I read the thread on Advanced Integration Techniques and it mentioned the Differentiation under the integral sign technique which I am unfamiliar to. Nonetheless I tried it and found ,
$g_{1}(x)=\infty $ and $g_{2}(x)= \infty + \frac{1}{2}ln(1+\frac{4}{x^2})$

Hence $g_{1}(x) - g_{2}(x) = -\frac{1}{2}ln(1+\frac{4}{x^2})$.

What I would like to know is my final answer true or false and if it is false where did I make an invalid assumption or mistake?

Originally Posted by MBM

I am Trying to solve the difference of the two following integrals:

(1) $g_{1}(x) = \int_{0}^{\infty} \frac{cos(kx)}{k}\,dk$
(2) $g_{2}(x) = \int_{0}^{\infty} \frac{\exp(-2k)cos(kx)}{k}\,dk$

I read the thread on Advanced Integration Techniques and it mentioned the Differentiation under the integral sign technique which I am unfamiliar to. Nonetheless I tried it and found ,
$g_{1}(x)=\infty $ and $g_{2}(x)= \infty + \frac{1}{2}ln(1+\frac{4}{x^2})$

Hence $g_{1}(x) - g_{2}(x) = -\frac{1}{2}ln(1+\frac{4}{x^2})$.

What I would like to know is my final answer true or false and if it is false where did I make an invalid assumption or mistake?

You got the difference $\infty - \infty$ and you set it equal to $0$, but this difference is undefined.

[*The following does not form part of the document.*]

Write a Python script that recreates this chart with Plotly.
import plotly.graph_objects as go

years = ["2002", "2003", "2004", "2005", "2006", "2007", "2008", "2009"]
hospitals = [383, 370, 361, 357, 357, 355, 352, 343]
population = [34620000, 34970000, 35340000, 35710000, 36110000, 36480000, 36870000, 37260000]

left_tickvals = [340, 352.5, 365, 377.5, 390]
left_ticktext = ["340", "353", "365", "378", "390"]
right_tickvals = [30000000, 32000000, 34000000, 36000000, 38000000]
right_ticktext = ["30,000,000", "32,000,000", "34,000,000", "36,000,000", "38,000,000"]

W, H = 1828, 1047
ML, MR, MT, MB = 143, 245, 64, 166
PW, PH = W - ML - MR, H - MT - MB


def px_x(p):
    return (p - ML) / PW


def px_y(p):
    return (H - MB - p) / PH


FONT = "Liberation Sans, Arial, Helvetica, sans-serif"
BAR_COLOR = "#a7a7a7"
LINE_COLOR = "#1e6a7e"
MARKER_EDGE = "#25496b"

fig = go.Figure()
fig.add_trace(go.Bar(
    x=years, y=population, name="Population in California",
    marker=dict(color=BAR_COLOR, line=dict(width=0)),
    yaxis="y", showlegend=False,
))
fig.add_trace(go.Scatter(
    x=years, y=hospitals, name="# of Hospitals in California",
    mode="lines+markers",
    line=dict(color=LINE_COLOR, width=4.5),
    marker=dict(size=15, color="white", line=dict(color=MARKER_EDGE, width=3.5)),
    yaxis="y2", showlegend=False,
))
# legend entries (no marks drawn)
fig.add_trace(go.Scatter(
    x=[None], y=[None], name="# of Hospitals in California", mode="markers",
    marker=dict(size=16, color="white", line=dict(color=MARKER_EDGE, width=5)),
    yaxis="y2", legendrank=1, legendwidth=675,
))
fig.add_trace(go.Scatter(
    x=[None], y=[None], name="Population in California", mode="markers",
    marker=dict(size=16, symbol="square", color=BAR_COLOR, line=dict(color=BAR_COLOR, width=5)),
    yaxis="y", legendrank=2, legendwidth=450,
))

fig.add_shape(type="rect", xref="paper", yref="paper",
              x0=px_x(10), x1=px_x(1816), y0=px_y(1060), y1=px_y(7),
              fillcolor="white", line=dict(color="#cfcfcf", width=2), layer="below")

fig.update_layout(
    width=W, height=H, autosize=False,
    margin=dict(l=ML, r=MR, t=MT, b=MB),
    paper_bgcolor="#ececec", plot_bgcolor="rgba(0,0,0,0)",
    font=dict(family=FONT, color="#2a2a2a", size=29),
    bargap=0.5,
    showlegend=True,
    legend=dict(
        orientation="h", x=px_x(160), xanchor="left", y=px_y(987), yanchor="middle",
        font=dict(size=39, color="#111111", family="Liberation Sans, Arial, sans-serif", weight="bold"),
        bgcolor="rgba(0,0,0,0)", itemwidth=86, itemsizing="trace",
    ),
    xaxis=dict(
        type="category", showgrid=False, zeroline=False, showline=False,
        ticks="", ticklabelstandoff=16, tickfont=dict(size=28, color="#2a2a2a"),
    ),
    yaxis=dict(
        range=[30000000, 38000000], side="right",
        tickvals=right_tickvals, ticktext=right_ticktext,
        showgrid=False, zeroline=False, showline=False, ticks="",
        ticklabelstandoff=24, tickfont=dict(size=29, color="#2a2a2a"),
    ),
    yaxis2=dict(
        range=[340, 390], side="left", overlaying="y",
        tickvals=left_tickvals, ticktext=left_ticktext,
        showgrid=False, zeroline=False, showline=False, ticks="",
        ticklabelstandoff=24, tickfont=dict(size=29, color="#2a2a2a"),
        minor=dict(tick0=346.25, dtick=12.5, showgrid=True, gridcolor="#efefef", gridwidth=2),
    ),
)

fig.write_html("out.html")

Using Euler's formula $$e^{ix}=\cos{(x)}+i \sin{(x)}$$
we get $$\cos{(x)}=\frac{e^{ix}+e^{-ix}}{2}$$

Therefore we have the following:

$$\int_{0}^{\infty} \frac{cos(kx)}{k}\,dk- \int_{0}^{\infty} \frac{e^{-2k}cos(kx)}{k}\,dk =\int_{0}^{\infty} \frac{e^{ikx}+e^{-ikx}}{2k}\,dk -\int_{0}^{\infty} \frac{e^{-2k}(e^{ikx}+e^{-ikx})}{2k}\,dk= \\ \int_{0}^{\infty} \frac{e^{ikx}+e^{-ikx}}{2k}\,dk -\int_{0}^{\infty} \frac{e^{(ix-2)k}+e^{-(ix+2)k}}{2k}\,dk$$

Originally Posted by mathmari

You got the difference $\infty - \infty$ and you set it equal to $0$, but this difference is undefined.

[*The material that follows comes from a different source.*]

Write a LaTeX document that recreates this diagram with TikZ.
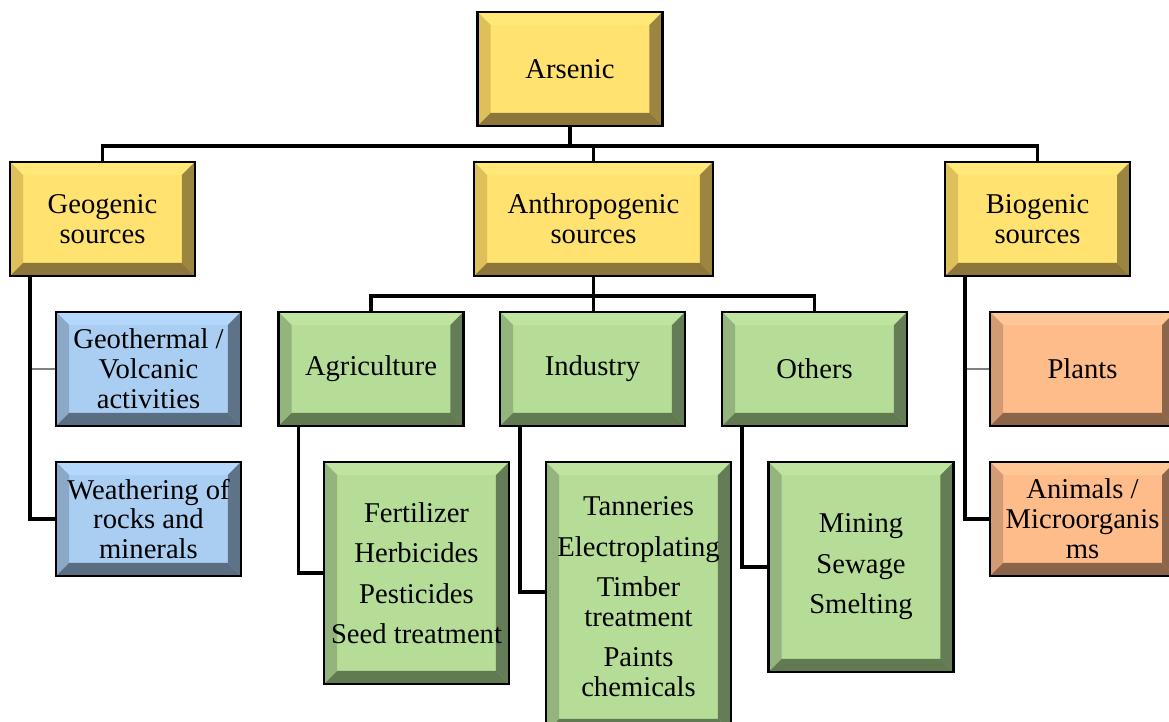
\documentclass[tikz,border=0pt]{standalone}
\usepackage{fontspec}
\setmainfont{Liberation Serif}
\definecolor{yelFace}{HTML}{FFE26F}
\definecolor{yelTop}{HTML}{FFE878}
\definecolor{yelLeft}{HTML}{DDC05A}
\definecolor{yelRight}{HTML}{9C8441}
\definecolor{yelBottom}{HTML}{8C763A}
\definecolor{bluFace}{HTML}{A9CEF2}
\definecolor{bluTop}{HTML}{B4D8FB}
\definecolor{bluLeft}{HTML}{8BA8C6}
\definecolor{bluRight}{HTML}{5E7388}
\definecolor{bluBottom}{HTML}{5A6E83}
\definecolor{grnFace}{HTML}{B5DD98}
\definecolor{grnTop}{HTML}{BEE59F}
\definecolor{grnLeft}{HTML}{93B47C}
\definecolor{grnRight}{HTML}{657D56}
\definecolor{grnBottom}{HTML}{627A52}
\definecolor{orgFace}{HTML}{FFBC8B}
\definecolor{orgTop}{HTML}{FFC795}
\definecolor{orgLeft}{HTML}{D39B74}
\definecolor{orgRight}{HTML}{8B664C}
\definecolor{orgBottom}{HTML}{8A6549}
\begin{document}
\begin{tikzpicture}[x=0.02cm, y=-0.02cm,
   bevel/.style n args={5}{draw=black, line width=1.3pt, fill=#1,
     minimum width=3.7cm, minimum height=2.28cm, align=center, inner sep=1pt,
     font=\fontsize{16.3}{17}\selectfont,
     path picture={
       \fill[#2] (path picture bounding box.north west) -- (path picture bounding box.north east)
         -- ([shift={(-0.26cm,-0.26cm)}]path picture bounding box.north east)
         -- ([shift={(0.26cm,-0.26cm)}]path picture bounding box.north west) -- cycle;
       \fill[#3] (path picture bounding box.north west) -- (path picture bounding box.south west)
         -- ([shift={(0.26cm,0.26cm)}]path picture bounding box.south west)
         -- ([shift={(0.26cm,-0.26cm)}]path picture bounding box.north west) -- cycle;
       \fill[#4] (path picture bounding box.north east) -- (path picture bounding box.south east)
         -- ([shift={(-0.26cm,0.26cm)}]path picture bounding box.south east)
         -- ([shift={(-0.26cm,-0.26cm)}]path picture bounding box.north east) -- cycle;
       \fill[#5] (path picture bounding box.south west) -- (path picture bounding box.south east)
         -- ([shift={(-0.26cm,0.26cm)}]path picture bounding box.south east)
         -- ([shift={(0.26cm,0.26cm)}]path picture bounding box.south west) -- cycle;
     }},
   yellowbox/.style={bevel={yelFace}{yelTop}{yelLeft}{yelRight}{yelBottom}},
   bluebox/.style={bevel={bluFace}{bluTop}{bluLeft}{bluRight}{bluBottom}},
   greenbox/.style={bevel={grnFace}{grnTop}{grnLeft}{grnRight}{grnBottom}},
   orangebox/.style={bevel={orgFace}{orgTop}{orgLeft}{orgRight}{orgBottom}},
   link/.style={draw=black, line width=1.9pt},
   thinlink/.style={draw=gray, line width=0.7pt}]

\useasboundingbox (0,0) rectangle (1169,722);

% top levels
\node[yellowbox] (arsenic) at (570,69) {Arsenic};
\node[yellowbox] (geo) at (102.5,219) {Geogenic\\sources};
\node[yellowbox, minimum width=4.78cm] (anthro) at (593.5,219) {Anthropogenic\\sources};
\node[yellowbox] (bio) at (1037.5,219) {Biogenic\\sources};

% geogenic
\node[bluebox] (geotherm) at (148.5,369) {Geothermal /\\Volcanic\\activities};
\node[bluebox] (weather) at (148.5,519) {Weathering of\\rocks and\\minerals};

% anthropogenic
\node[greenbox] (agri) at (371,369) {Agriculture};
\node[greenbox] (indus) at (592.5,369) {Industry};
\node[greenbox] (others) at (814.5,369) {Others};
\node[greenbox, minimum height=4.44cm] (fert) at (416.5,573)
   {Fertilizer\\[6pt]Herbicides\\[6pt]Pesticides\\[6pt]Seed treatment};
\node[greenbox, minimum height=5.4cm] (tann) at (638.5,597)
   {Tanneries\\[6pt]Electroplating\\[6pt]Timber\\treatment\\[6pt]Paints\\chemicals};
\node[greenbox, minimum height=4.2cm] (mining) at (861,567)
   {Mining\\[6pt]Sewage\\[6pt]Smelting};

% biogenic
\node[orangebox] (plants) at (1082.5,369) {Plants};
\node[orangebox] (animals) at (1082.5,519) {Animals /\\Microorganis\\ms};

% connectors
\draw[link] (arsenic.south) -- ++(0,19) coordinate (bus1);
\draw[link] (bus1) -| (geo.north);
\draw[link] (bus1) -| (anthro.north);
\draw[link] (bus1) -| (bio.north);
\draw[link] (anthro.south) -- ++(0,19) coordinate (bus2);
\draw[link] (bus2) -| (agri.north);
\draw[link] (bus2) -- (bus2 |- indus.north);
\draw[link] (bus2) -| (others.north);

\draw[thinlink] ([xshift=0.42cm]geo.south west) |- (geotherm.west);
\draw[link] ([xshift=0.42cm]geo.south west) |- (weather.west);
\draw[link] ([xshift=0.42cm]agri.south west) |- (fert.west);
\draw[link] ([xshift=0.42cm]indus.south west) |- ([yshift=0.1cm]tann.west);
\draw[link] ([xshift=0.42cm]others.south west) |- (mining.west);
\draw[thinlink] ([xshift=0.42cm]bio.south west) |- (plants.west);
\draw[link] ([xshift=0.42cm]bio.south west) |- (animals.west);

\end{tikzpicture}
\end{document}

Using Euler's formula $$e^{ix}=\cos{(x)}+i \sin{(x)}$$
we get $$\cos{(x)}=\frac{e^{ix}+e^{-ix}}{2}$$

Therefore we have the following:

$$\int_{0}^{\infty} \frac{cos(kx)}{k}\,dk- \int_{0}^{\infty} \frac{e^{-2k}cos(kx)}{k}\,dk =\int_{0}^{\infty} \frac{e^{ikx}+e^{-ikx}}{2k}\,dk -\int_{0}^{\infty} \frac{e^{-2k}(e^{ikx}+e^{-ikx})}{2k}\,dk= \\ \int_{0}^{\infty} \frac{e^{ikx}+e^{-ikx}}{2k}\,dk -\int_{0}^{\infty} \frac{e^{(ix-2)k}+e^{-(ix+2)k}}{2k}\,dk$$

@ mathmari, thank you for your response. You have decomposed the integral in to 4 complex exponential integrals multiplied by a hyperbola however I do not see how it simplifies the integral, i.e. consider the following integral

$\int_{0}^{\infty} \frac{\exp(ikx)}{2k}\,dk$ is still difficult to solve with the knowledge that I have. (or maybe I am not thinking)

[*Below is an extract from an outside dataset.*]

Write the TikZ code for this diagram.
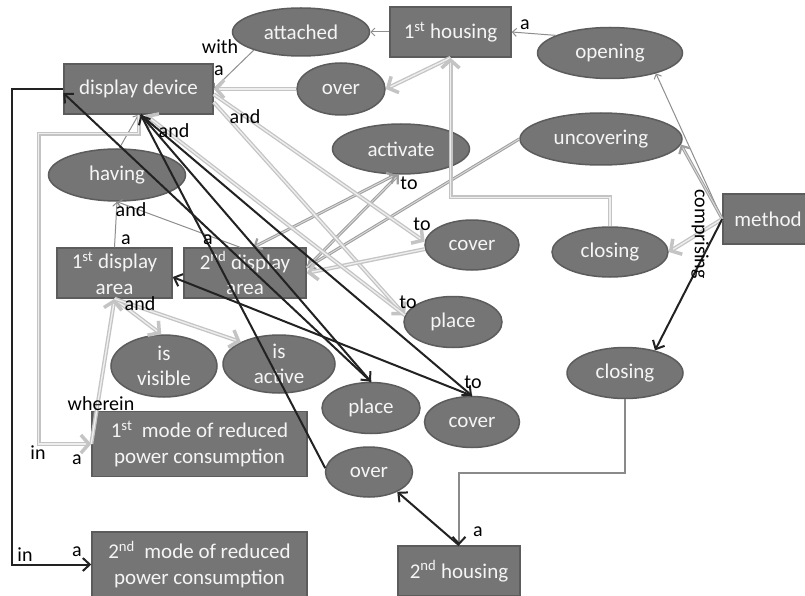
\documentclass[tikz,border=0pt]{standalone}
\usepackage{fontspec}
\setmainfont{Carlito}
\usetikzlibrary{arrows.meta,shapes.geometric}
\definecolor{nfill}{HTML}{757575}
\definecolor{nline}{HTML}{5C5C5C}
\definecolor{ntext}{HTML}{F5F5F5}
\definecolor{lgc}{HTML}{C4C4C4}
\definecolor{lgin}{HTML}{EEEEEE}
\definecolor{mgc}{HTML}{9E9E9E}
\definecolor{mgin}{HTML}{D8D8D8}
\definecolor{tgc}{HTML}{8E8E8E}
\definecolor{bkc}{HTML}{222222}
\definecolor{msc}{HTML}{8A8A8A}
\tikzset{
  nodetext/.style={text=ntext, font=\fontsize{21}{25.5}\selectfont, align=center, inner sep=0pt},
  boxn/.style={rectangle, draw=nline, line width=1.5pt, fill=nfill, nodetext},
  elln/.style={ellipse, draw=nline, line width=1.5pt, fill=nfill, inner sep=0pt},
  lbl/.style={font=\fontsize{20}{24}\selectfont, text=black, inner sep=0pt},
  tge/.style={draw=tgc, line width=1pt, -{Straight Barb[length=4pt,width=8pt,line width=1pt]}},
  lge/.style={draw=lgc, line width=1.3pt, double=lgin, double distance=1.4pt, -{Straight Barb[length=8pt,width=18pt,line width=3.5pt]}},
  mge/.style={draw=mgc, line width=1pt, double=mgin, double distance=1pt, -{Straight Barb[length=6pt,width=12pt,line width=2.2pt]}},
  mgboth/.style={draw=mgc, line width=1pt, double=mgin, double distance=1pt, {Straight Barb[length=6pt,width=12pt,line width=2.2pt]}-{Straight Barb[length=6pt,width=12pt,line width=2.2pt]}},
  bke/.style={draw=bkc, line width=2pt, -{Straight Barb[length=7pt,width=13pt,line width=2pt]}},
  mse/.style={draw=msc, line width=2pt, -{Straight Barb[length=7pt,width=13pt,line width=2pt,color=bkc]}},
}
\newcommand{\ellnode}[6]{\node[elln, minimum width=#4pt, minimum height=#5pt, label={[nodetext]center:{#6}}] (#1) at (#2,#3) {};}
\newcommand{\boxnode}[6]{\node[boxn, minimum width=#4pt, minimum height=#5pt] (#1) at (#2,#3) {#6};}
\begin{document}
\begin{tikzpicture}[x=1pt,y=-1pt]
\useasboundingbox (0,0) rectangle (805,596);
\fill[white] (0,0) rectangle (805,596);
% rectangles
\boxnode{dd}{138.5}{89}{149}{50}{display device}
\boxnode{h1}{450.5}{32}{121}{50}{1\textsuperscript{st} housing}
\boxnode{meth}{768}{219}{90}{50}{method}
\boxnode{da1}{114.5}{273}{115}{50}{1\textsuperscript{st} display\\area}
\boxnode{da2}{245}{273}{122}{50}{2\textsuperscript{nd} display\\area}
\boxnode{m1}{199.5}{444}{215}{65}{1\textsuperscript{st}\ \ mode of reduced\\power consumption}
\boxnode{m2}{199.5}{564.5}{215}{65}{2\textsuperscript{nd}\ \ mode of reduced\\power consumption}
\boxnode{h2}{459}{571}{122}{50}{2\textsuperscript{nd} housing}
% ellipses
\ellnode{att}{301}{32}{137}{48}{attached}
\ellnode{ov1}{341}{89}{88}{52}{over}
\ellnode{op}{610}{53}{145}{51}{opening}
\ellnode{unc}{601}{139}{162}{52}{uncovering}
\ellnode{cl1}{610}{252}{116}{50}{closing}
\ellnode{act}{401}{149}{137}{50}{activate}
\ellnode{hav}{117}{175}{137}{52}{having}
\ellnode{cov1}{472}{245}{94}{50}{cover}
\ellnode{pl1}{453}{322}{98}{51}{place}
\ellnode{vis}{164}{366}{106}{62}{is\\visible}
\ellnode{act2}{279}{364}{112}{58}{is\\active}
\ellnode{pl2}{371}{408}{98}{51}{place}
\ellnode{cov2}{472}{422}{95}{51}{cover}
\ellnode{ov2}{369}{472}{87}{50}{over}
\ellnode{cl2}{625}{373}{116}{51}{closing}
% thin gray connectors
\draw[tge] (h1.west) -- (att.east);
\draw[tge] (op.162) -- (h1.east);
\draw[tge] (att.201) -- (dd.east);
\draw[tge] (hav.85) -- (dd.south);
\draw[tge] (da1.north) -- (hav.south);
\draw[tge] (da2.101) -- (hav.south);
\draw[tge] (meth.west) -- (op.-24);
% medium gray double connectors
\draw[mge] (meth.west) -- (unc.-4);
\draw[mge] (unc.west) -- (da2.5);
\draw[mge] (da2.5) -- (act.265);
\draw[mgboth] (da2.72) -- (act.258);
% light gray double connectors
\draw[lge] (h1.south) -- (ov1.east);
\draw[lge] (ov1.west) -- (dd.east);
\draw[lge] (meth.west) -- (cl1.east);
\draw[lge] (cl1.north) -- ++(0,-29) -| (h1.south);
\draw[lge] (dd.-4) -- (cov1.176);
\draw[lge] (dd.-10) -- (pl1.172);
\draw[lge] (cov1.185) -- (da2.0);
\draw[lge] (pl1.172) -- (dd.-75);
\draw[lge] (dd.south) -- ++(0,19) -- ++(-100,0) |- (m1.west);
\draw[lge] (m1.west) -- (da1.south);
\draw[lge] (da1.south) -- (vis.95);
\draw[lge] (da1.south) -- (act2.150);
% black connectors
\draw[bke] (dd.west) -- ++(-51,0) |- (m2.west);
\draw[bke] (pl2.north) -- (dd.183);
\draw[bke] (dd.-85) -- (pl2.north);
\draw[bke] (dd.-85) -- (cov2.north);
\draw[bke] (ov2.175) -- (dd.-85);
\draw[bke] (cov2.north) -- (da1.-4);
\draw[bke] (h2.north) -- (ov2.-35);
\draw[bke] (meth.west) -- (cl2.37);
% medium gray route
\draw[mse] (cl2.south) -- ++(0,74) -| (h2.north);
% labels
\node[lbl] (t1) at (220,47) {with};
\node[lbl] (t2) at (219,71) {a};
\node[lbl] (t3) at (245,117) {and};
\node[lbl] (t4) at (174,131) {and};
\node[lbl] (t5) at (525,25) {a};
\node[lbl] (t6) at (409,183) {to};
\node[lbl] (t7) at (422,224) {to};
\node[lbl] (t8) at (408,302) {to};
\node[lbl] (t9) at (473,382) {to};
\node[lbl] (t10) at (131,210) {and};
\node[lbl] (t11) at (126,240) {a};
\node[lbl] (t12) at (208,240) {a};
\node[lbl] (t13) at (140,304) {and};
\node[lbl] (t14) at (101,404) {wherein};
\node[lbl] (t15) at (38,453) {in};
\node[lbl] (t16) at (77,460) {a};
\node[lbl] (t17) at (25,555) {in};
\node[lbl] (t18) at (77,552) {a};
\node[lbl] (t19) at (478,532) {a};
\node[lbl, rotate=-90] (t20) at (700,234) {comprising};
\end{tikzpicture}
\end{document}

Originally Posted by ZaidAlyafey

$$F(y)=\int^\infty_0 \frac{\cos(x)(1-e^{-2xy})}{x} dx$$

$$F'(y)=2\int^\infty_0 e^{-2xy}\cos(x)\,dx = \frac{4y}{1+4y^2}$$

$$F(y)=\frac{\log(1+4y^2)}{2}$$

Hence we have

$$F\left(\frac{1}{y}\right)=\int^\infty_0 \frac{\cos(x)(1-e^{-2\frac{x}{y}})}{x} dx$$

Now let $x/y=t$

$$\int^\infty_0 \frac{\cos(yt)(1-e^{-2t})}{t} dt =\frac{\log\left(1+\frac{4}{y^2} \right)}{2} $$

thanks a lot. how did you become good in math, do you have any books you could recommend for me to read?